_DATA SECTION_
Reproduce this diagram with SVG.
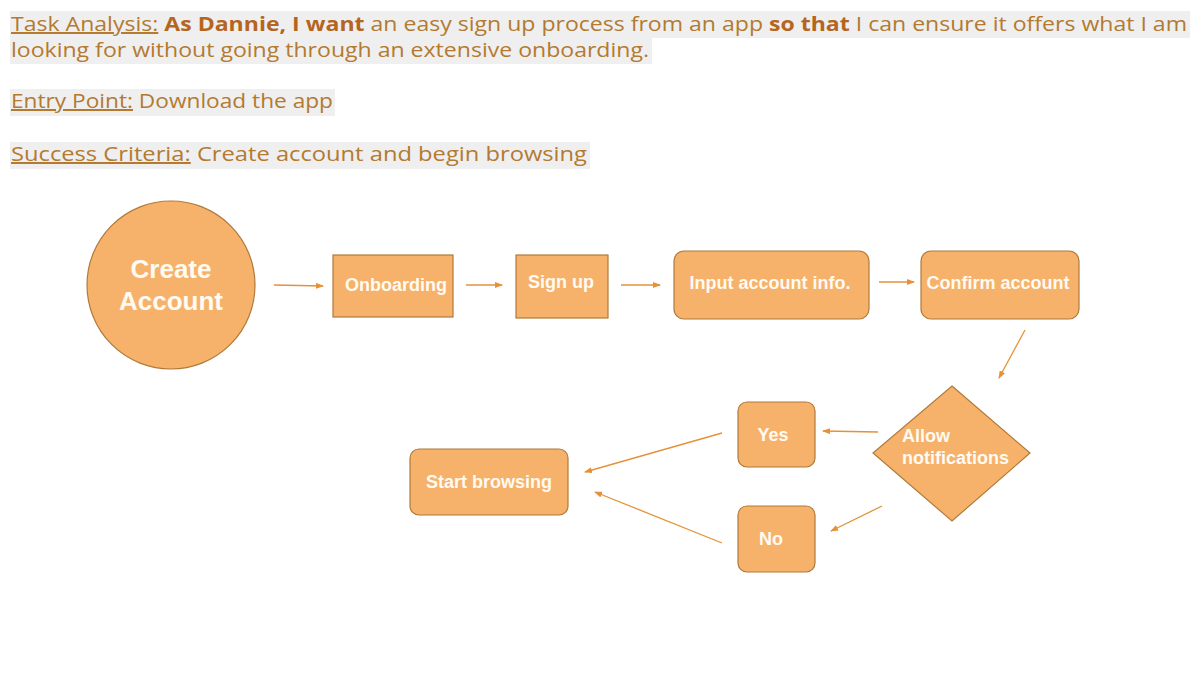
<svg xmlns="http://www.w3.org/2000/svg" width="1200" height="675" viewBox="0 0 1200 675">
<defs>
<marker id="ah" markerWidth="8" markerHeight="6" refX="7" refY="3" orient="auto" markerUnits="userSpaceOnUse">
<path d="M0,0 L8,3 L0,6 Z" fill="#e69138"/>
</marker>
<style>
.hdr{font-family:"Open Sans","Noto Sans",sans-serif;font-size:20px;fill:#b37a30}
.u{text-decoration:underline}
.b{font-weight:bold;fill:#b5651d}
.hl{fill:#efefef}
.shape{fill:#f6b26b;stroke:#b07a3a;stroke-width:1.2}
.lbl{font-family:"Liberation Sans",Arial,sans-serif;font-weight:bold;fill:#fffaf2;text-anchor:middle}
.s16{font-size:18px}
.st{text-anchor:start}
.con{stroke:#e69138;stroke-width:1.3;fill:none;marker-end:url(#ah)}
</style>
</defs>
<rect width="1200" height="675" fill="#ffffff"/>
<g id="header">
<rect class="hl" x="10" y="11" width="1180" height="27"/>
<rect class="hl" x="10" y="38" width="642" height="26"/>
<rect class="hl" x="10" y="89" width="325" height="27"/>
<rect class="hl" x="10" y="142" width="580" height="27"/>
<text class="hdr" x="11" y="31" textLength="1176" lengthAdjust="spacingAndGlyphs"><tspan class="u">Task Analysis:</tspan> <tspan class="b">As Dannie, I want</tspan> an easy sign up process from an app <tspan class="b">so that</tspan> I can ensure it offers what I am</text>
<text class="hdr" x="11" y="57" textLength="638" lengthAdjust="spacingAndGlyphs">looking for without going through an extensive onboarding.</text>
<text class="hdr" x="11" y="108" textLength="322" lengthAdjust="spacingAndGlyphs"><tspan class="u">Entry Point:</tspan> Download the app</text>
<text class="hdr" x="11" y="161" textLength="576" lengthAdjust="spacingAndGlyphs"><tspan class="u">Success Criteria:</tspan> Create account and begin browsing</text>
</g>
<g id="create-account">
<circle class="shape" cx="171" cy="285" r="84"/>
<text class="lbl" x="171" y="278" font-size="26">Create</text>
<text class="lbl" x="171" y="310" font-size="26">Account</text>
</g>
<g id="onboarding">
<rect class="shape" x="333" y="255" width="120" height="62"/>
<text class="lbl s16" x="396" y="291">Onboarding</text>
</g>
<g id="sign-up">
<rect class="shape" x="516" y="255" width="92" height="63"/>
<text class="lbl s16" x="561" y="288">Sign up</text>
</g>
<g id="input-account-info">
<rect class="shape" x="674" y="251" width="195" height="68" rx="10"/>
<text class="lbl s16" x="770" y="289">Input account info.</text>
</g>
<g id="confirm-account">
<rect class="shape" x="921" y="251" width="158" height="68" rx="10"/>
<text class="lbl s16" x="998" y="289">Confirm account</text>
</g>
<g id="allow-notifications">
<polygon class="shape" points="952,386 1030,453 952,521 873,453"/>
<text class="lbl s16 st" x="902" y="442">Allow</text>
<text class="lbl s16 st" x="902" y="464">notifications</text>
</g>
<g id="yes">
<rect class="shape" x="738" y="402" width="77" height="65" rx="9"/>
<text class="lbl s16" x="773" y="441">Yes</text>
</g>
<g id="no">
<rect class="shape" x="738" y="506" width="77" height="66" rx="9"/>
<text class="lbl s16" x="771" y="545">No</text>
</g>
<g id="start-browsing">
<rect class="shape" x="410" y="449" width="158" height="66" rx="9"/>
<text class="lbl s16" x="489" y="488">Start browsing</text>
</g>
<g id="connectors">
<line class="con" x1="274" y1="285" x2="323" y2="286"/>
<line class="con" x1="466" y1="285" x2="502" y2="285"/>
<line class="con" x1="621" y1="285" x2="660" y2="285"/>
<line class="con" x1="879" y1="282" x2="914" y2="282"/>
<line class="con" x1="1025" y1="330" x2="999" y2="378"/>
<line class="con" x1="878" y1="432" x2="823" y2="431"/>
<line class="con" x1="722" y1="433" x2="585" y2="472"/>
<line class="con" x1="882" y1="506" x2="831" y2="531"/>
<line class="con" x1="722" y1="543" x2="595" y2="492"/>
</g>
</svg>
* * *
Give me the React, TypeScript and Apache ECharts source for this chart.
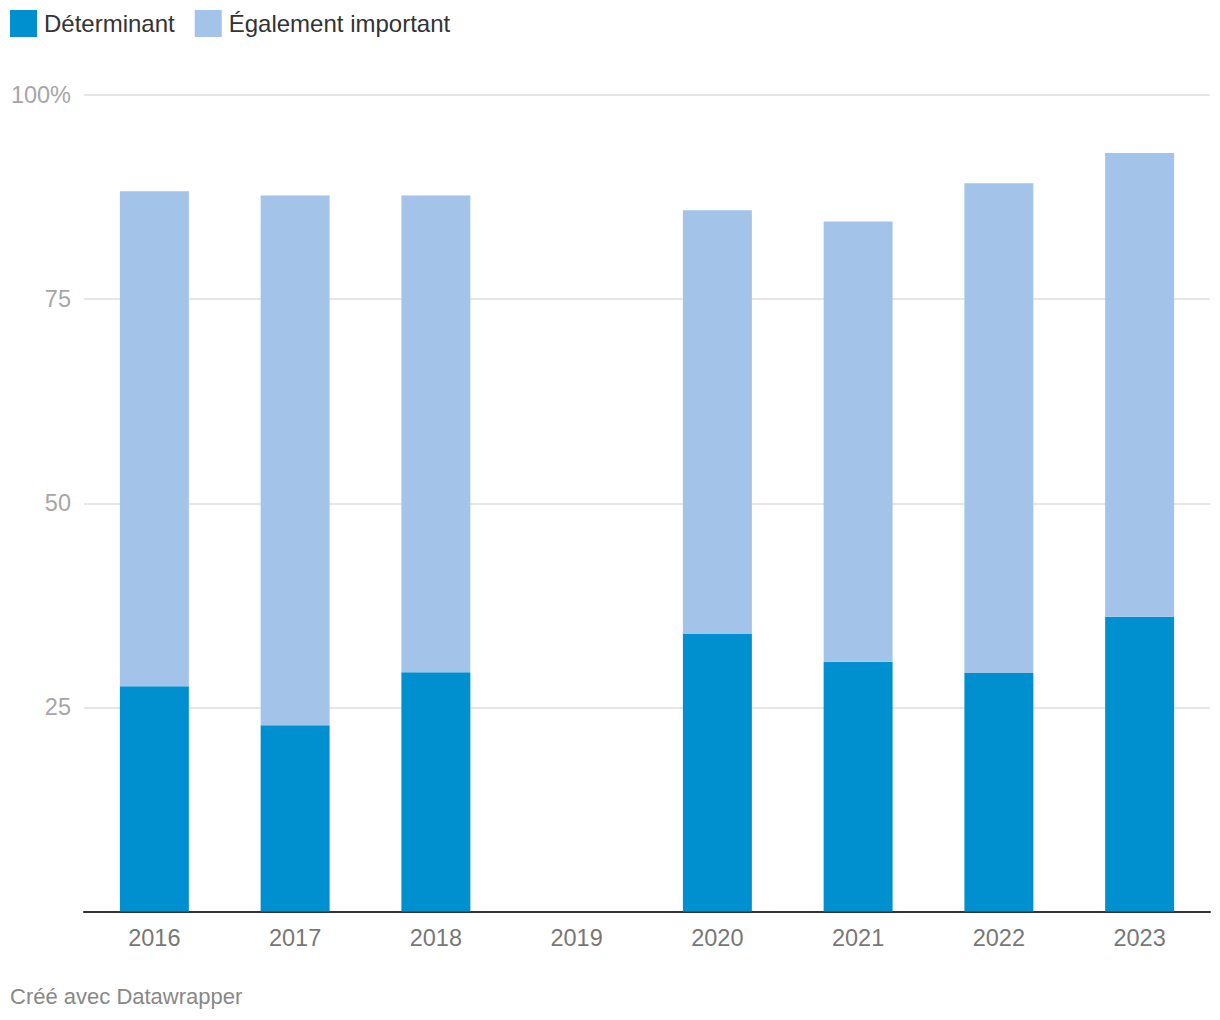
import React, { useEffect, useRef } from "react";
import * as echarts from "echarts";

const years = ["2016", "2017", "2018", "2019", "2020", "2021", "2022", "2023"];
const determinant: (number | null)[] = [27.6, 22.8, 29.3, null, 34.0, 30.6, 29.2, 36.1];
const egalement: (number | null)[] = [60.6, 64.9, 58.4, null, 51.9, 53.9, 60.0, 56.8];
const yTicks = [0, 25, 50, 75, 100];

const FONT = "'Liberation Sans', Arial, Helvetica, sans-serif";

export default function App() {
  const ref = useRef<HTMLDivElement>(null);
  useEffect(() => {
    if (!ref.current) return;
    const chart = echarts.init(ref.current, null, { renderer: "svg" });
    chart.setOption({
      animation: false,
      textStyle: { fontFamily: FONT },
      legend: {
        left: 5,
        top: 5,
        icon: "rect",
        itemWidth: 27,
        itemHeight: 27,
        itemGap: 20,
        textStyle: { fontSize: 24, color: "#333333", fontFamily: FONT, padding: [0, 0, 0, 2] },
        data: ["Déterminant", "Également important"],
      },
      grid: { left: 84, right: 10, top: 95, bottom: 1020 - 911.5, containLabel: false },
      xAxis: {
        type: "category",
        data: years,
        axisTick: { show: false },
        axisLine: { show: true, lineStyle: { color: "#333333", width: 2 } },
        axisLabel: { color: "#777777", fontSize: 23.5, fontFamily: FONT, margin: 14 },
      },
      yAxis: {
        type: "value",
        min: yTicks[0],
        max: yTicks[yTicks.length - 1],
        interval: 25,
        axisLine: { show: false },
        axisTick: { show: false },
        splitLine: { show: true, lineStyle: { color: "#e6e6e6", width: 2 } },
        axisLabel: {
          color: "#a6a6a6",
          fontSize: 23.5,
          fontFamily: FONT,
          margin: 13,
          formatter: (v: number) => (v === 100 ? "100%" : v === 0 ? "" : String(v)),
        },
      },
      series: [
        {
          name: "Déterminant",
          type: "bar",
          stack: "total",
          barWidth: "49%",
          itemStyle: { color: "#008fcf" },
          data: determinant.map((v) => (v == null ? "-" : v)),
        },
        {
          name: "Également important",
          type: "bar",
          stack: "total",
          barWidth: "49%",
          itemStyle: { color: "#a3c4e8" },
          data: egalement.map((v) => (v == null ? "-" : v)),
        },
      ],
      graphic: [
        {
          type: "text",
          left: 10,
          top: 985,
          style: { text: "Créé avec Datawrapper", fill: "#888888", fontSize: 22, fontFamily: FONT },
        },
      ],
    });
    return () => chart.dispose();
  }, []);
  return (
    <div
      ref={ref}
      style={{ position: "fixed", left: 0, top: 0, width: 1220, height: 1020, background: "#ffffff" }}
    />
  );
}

_GIVEN REQUEST_
Restate word for word the part that opens with the line containing "Give me the" and closes with the line containing "const yTicks = [0, 25, 50, 75, 100];", both ends included, and nothing else. Omit any images.

_EXERCISE OUTPUT_
Give me the React, TypeScript and Apache ECharts source for this chart.
import React, { useEffect, useRef } from "react";
import * as echarts from "echarts";

const years = ["2016", "2017", "2018", "2019", "2020", "2021", "2022", "2023"];
const determinant: (number | null)[] = [27.6, 22.8, 29.3, null, 34.0, 30.6, 29.2, 36.1];
const egalement: (number | null)[] = [60.6, 64.9, 58.4, null, 51.9, 53.9, 60.0, 56.8];
const yTicks = [0, 25, 50, 75, 100];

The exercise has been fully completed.